Travelling from Tbilsi to Batumi via train. Priest on a Beach.









It takes 6 hours to travel to Batumi from Tbilisi by train.  As the train Eliso and I travel on trundles through the countryside, the windows frame picture after dramatic picture of formidable mountains topped by cloud, dry arid plains, lush fields of green, and old crumbling soviet blocks with cracked windows and leaking pipe work. Disused railway lines, run parallel, and lead inevitably to Gori, Stalin’s place of birth. The whole region reeks with an air of disappointment. It is eerie and unsettling. I am reminded of the long summer days I spent in a dark crumbling building in Tbilisi in 2011. It was so hot, I struggled to breathe and the only relief was from a cold water pipe that gushed liquid silver into a cracked and yellowing pot sink. The water, even in the darkness, seemed to sparkle. The stand- pipe was next to the toilet and I soon perfected the art of holding my breath whilst drinking and splashing at the same time.

 

It was during that hot summer that I realised that those who admire Stalin still walk the streets of Tbilisi. A bric-a-brac shop hunkered down on the corner directly below the filigree balcony where I sat each stifling evening.  It was full of faded carpets, pots, old shoes, books, and pictures of Stalin. Sitting, pride of place on the pavement in his own frame, itself framed against a rich red and blue rug, majestically hung, his iconic image dominated the street. Now I find myself on a train gently rocking its way across Georgia on the outskirts of Stalin’s birthplace. I see, through petrol coloured glass, weed infested sidings that weep as they remember.

 

No one else seems to be looking out of the window.  No else seems to care.

 

Cinnamon Swirl

 

I see

Ancient land

It dwarfs us.

 

Low plain

Meandering sacred river turns to

Tributaries that tighten like

Veins

Towards, Stalin’s square.

He waits.

 

Rusted

Cattle trucks

Open to destruction, retch

Ghosts and bullet hole memories on

Disfigured land.

 

His resurrection imminent,

He waits.

 

Disillusioned, I eat

Crescent moon cinnamon swirls, the colour of sunshine that 

Melt, all butter and distracting, in my mouth.

 

***

 

Our arrival in Batumi at 12pm is eventful in that, the taxi driver threw us out of the car before we got to our accommodation.
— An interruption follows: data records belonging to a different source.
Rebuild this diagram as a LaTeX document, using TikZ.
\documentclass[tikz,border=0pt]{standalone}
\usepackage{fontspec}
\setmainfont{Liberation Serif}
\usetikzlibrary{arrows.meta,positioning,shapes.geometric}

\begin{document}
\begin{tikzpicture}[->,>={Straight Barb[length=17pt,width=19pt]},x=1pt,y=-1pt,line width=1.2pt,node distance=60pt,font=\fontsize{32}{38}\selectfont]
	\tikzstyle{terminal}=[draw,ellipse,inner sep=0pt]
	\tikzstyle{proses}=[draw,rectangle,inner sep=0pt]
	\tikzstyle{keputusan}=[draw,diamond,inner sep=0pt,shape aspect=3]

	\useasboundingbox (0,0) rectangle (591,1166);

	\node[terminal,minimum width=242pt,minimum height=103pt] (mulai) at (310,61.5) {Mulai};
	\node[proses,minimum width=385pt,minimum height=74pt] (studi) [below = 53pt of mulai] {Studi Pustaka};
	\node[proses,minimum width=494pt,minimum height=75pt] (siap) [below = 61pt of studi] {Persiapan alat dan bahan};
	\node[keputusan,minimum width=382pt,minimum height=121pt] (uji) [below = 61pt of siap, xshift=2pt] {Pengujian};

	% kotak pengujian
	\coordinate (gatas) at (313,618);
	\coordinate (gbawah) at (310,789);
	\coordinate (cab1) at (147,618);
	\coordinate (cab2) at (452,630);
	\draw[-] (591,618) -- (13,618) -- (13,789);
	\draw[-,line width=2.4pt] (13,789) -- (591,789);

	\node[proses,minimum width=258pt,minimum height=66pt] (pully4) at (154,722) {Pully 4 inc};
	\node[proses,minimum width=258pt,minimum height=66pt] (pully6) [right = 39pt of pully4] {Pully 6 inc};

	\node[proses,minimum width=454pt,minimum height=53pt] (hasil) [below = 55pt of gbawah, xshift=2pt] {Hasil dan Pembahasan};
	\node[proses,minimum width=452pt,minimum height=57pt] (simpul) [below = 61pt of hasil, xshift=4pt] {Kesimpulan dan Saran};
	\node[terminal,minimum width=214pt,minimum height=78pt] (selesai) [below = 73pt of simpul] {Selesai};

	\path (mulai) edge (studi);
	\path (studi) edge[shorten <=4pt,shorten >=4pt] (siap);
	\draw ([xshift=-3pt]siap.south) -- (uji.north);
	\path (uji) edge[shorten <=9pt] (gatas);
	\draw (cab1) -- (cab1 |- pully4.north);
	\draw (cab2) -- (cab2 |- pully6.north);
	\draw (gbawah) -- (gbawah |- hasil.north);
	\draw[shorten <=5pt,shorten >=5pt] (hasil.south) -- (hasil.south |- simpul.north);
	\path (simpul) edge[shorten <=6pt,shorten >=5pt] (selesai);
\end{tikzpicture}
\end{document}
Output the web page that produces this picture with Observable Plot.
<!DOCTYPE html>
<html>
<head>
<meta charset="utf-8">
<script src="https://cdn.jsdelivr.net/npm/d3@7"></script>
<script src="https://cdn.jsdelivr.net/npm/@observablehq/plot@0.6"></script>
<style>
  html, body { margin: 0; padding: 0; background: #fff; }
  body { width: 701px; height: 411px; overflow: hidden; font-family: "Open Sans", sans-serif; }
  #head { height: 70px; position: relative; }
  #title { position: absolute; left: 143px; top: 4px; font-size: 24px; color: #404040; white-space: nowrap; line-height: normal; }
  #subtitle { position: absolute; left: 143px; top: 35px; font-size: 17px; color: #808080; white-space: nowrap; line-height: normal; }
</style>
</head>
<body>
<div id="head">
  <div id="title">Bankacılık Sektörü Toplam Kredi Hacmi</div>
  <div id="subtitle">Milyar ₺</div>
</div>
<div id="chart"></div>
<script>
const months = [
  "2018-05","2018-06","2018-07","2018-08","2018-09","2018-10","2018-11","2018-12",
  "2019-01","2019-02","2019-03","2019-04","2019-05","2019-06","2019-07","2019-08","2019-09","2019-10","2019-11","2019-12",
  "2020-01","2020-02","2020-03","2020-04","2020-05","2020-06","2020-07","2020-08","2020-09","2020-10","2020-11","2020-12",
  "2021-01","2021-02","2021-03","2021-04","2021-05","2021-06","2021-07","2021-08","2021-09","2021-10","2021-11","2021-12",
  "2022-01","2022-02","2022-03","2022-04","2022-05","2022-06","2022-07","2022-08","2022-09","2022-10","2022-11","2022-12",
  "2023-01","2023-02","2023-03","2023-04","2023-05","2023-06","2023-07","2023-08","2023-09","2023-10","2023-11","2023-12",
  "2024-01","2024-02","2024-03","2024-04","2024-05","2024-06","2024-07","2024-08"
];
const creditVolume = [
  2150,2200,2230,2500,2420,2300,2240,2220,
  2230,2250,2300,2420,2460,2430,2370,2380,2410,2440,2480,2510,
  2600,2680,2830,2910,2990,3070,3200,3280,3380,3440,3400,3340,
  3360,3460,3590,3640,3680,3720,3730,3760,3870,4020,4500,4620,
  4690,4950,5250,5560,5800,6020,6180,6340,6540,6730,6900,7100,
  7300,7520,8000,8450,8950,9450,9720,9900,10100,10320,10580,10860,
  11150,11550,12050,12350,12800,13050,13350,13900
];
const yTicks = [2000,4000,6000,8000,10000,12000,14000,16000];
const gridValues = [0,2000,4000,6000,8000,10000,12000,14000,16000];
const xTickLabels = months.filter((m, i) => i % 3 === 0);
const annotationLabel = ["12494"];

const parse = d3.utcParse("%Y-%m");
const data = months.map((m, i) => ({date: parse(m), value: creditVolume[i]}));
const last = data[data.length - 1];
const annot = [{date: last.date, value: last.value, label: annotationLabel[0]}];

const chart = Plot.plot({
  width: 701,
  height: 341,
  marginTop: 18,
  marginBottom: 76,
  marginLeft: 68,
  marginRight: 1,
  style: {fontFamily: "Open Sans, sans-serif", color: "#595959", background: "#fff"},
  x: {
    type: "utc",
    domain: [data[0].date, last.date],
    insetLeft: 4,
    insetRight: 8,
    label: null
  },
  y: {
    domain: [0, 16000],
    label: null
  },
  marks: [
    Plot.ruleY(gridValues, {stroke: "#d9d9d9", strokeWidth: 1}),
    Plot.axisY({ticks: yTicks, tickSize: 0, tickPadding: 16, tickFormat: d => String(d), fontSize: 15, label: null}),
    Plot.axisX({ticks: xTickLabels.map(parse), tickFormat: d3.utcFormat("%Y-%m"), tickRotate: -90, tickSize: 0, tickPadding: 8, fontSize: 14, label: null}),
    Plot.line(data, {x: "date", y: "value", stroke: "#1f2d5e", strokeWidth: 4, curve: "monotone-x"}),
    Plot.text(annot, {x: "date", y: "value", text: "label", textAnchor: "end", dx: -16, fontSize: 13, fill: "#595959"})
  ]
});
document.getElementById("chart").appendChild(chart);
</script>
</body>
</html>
Eliso and he exchange increasingly heated conversations. Eliso, mobile phone glued to her ear, peers into the darkness as she searches for the voice that spills from the receiver. The driver did not know where he was going and suddenly stopped, and, scurrying like a rat, shoulders stooped, cigarette glowing, opens the boot and dumps our bags on the pavement. He wrenches my door open and almost before I could put both feet on the ground, jumps into the car and speeds off, I would imagine, cursing.

 

We are lost. With only the tinny voice from the mobile phone to guide us, and accompanied by some leery comments from pavement drinkers, we walk silently until we catch sight of a large woman draped in a bold floral print, who waves at us, frantically. The woman is the owner of the apartment Eliso has rented for our stay in Batumi, and with a wave of her hand and a hiss through her teeth, she passes judgement on all taxi drivers. Safe inside, we drink tea and plan for tomorrow.

 

Batumi is the playground of the rich. Rich Georgians. Rich Russians.  Rich Turks. It is half-hearted developed and half-hearted-cobble-broken abandoned. Modern architecture clashes with traditional tree lined avenues and as I now sit, on the Batumi shoreline, having walked through pockets of heat, to lounge, with my feet dipped in the Black Sea, under tender blue skies, I am aware of the spine of the place, and of the people who visit her shores.

 

I write, I write, I write.

 

Batumi

White, white Batumi.

 

You rise, shake off flint grey

Pebble sounds.

 

A shoreline of blue heartbeats that pause, skip,

Genuflect

To the majesty of

Your mountains

 

A snow-white spine upon which

You hang.

 

It is a lazy few hours. We eat boiled corn and bags of cherries and peaches.  I watch people playing in the water and standing on the shoreline.  One man catches my eye. His entire back is covered in tattoos underneath a heading spanning from one shoulder blade to the other that reads;

‘Only God Can Judge Me’. 

I want to talk with him. I want to strike up a conversation about the saintly scenes of hell and damnation that dance on his stretched flesh and give warning to all those who look. Fascinated, I wonder if he is an Orthodox Priest. I wonder, if priests, when they disrobe are all covered in another kind of vestment that pricks and burns and scars like a modern day hair shirt. Prickly heat keeps my legs tucked in the shade of the umbrella and my pale skin reddens as I write, I write, I write.

 

‘Only God Can Judge Me’

 

Declares the tattoo across the

Back of the man who

Stands firm upon these pebble shores.

 

Flesh sears as the folding skin,

Signs of excess roll down,

Sit,

Paunchy atop

Tight red shorts.

 

Incense burning saints command attention and flinch

As shoulder blades burn,

They crave cool dark

Cavernous vestments of the

Interior.

 

Your omnipotent message impregnates

Violates.

Soils.

 

I stare, you turn, and our eyes meet.

You watch as

I bite deep into the dribbling flesh of an over-ripe peach.